▸ **Work to do**: Only lines holding the string "chart" are wanted; copy each one from the material.

▸ **Records for processing**:
■ ■ ■
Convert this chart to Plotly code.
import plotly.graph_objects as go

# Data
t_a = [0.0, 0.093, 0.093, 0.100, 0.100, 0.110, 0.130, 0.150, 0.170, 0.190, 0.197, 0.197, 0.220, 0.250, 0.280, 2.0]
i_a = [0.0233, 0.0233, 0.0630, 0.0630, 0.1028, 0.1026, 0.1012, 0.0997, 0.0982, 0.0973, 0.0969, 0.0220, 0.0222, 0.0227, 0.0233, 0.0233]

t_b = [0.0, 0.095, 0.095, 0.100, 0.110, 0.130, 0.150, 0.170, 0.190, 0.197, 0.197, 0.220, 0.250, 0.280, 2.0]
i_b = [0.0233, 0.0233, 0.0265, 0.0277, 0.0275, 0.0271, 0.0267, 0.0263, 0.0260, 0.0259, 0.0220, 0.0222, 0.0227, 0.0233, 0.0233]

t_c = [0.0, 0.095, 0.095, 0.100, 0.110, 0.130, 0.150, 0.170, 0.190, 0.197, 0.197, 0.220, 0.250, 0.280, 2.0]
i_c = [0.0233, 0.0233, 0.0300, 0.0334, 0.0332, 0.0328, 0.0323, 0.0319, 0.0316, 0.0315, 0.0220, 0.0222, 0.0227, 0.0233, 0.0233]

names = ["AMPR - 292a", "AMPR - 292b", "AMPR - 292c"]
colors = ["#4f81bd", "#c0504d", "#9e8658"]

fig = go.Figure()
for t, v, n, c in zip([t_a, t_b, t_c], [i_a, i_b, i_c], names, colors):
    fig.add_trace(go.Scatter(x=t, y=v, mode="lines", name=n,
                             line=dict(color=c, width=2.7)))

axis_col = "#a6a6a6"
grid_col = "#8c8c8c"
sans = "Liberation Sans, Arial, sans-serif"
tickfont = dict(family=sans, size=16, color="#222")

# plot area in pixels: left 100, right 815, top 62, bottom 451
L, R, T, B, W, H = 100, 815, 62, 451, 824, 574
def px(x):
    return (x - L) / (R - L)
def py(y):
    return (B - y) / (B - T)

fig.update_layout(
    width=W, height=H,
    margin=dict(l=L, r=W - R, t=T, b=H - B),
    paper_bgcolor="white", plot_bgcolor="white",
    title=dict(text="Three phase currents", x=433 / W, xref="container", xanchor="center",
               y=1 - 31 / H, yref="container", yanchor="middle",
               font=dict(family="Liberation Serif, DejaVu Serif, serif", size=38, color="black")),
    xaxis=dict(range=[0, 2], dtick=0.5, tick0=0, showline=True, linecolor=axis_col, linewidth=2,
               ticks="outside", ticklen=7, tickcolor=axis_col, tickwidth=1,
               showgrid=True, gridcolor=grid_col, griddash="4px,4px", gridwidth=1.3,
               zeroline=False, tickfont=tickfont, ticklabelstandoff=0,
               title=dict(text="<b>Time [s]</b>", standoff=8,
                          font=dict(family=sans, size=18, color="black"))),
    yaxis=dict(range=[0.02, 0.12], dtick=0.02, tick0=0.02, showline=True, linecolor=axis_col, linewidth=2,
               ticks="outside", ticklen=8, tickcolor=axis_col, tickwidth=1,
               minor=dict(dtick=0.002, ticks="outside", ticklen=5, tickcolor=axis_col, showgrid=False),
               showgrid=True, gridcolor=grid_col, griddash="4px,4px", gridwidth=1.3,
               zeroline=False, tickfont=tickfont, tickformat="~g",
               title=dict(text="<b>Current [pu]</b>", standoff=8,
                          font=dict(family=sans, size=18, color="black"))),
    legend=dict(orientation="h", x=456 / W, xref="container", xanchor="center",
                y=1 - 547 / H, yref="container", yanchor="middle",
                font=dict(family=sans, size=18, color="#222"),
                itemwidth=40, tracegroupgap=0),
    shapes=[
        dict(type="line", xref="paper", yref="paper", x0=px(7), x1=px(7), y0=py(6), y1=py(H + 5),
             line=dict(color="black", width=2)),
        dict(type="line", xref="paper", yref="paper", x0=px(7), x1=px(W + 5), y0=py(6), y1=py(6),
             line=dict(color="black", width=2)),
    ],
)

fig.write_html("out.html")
■ ■ ■
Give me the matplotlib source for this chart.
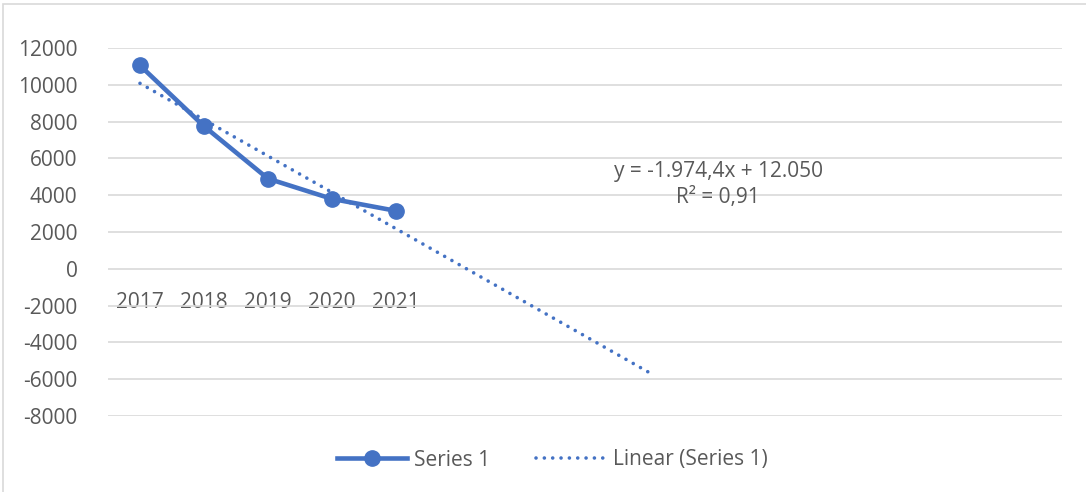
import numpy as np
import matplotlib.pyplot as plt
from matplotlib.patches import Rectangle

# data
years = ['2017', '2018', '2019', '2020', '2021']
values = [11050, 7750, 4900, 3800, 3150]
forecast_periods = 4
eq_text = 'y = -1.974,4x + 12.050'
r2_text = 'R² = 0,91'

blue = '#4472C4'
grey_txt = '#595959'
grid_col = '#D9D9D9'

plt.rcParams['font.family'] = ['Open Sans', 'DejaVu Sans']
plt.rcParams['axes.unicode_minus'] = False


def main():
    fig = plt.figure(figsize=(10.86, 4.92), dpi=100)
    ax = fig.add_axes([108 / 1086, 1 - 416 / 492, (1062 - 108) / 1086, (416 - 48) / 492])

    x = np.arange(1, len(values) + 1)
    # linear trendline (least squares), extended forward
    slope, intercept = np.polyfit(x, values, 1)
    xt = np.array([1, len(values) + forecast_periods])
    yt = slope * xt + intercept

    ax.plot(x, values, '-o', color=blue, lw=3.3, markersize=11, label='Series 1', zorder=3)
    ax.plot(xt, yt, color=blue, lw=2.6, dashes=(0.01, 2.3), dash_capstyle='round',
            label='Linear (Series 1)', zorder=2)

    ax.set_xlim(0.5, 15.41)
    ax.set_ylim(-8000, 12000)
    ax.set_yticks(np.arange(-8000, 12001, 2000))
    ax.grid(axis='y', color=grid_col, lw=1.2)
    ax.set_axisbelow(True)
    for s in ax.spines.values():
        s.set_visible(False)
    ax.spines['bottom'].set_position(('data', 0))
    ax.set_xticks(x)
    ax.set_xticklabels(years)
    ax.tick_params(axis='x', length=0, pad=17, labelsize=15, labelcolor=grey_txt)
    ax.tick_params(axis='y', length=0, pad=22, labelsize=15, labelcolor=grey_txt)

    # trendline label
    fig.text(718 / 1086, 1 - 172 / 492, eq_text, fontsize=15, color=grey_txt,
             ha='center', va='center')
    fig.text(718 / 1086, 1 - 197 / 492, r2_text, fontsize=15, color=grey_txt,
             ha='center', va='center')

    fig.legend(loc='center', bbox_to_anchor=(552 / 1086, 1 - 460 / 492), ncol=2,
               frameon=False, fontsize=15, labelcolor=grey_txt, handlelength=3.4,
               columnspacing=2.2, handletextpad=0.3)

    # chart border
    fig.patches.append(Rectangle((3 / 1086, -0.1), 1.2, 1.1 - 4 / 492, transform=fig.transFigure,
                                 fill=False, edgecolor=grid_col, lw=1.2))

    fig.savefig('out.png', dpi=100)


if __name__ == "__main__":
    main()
■ ■ ■
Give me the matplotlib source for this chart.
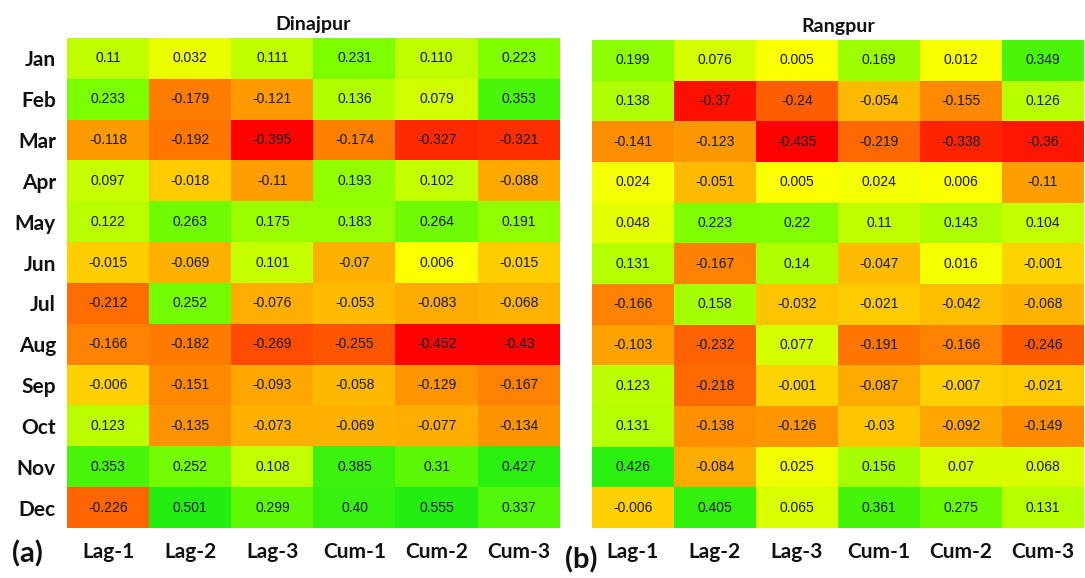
■ ■ ■
▸ **Result below**:
Convert this chart to Plotly code.
Give me the matplotlib source for this chart.
    # chart border
Give me the matplotlib source for this chart.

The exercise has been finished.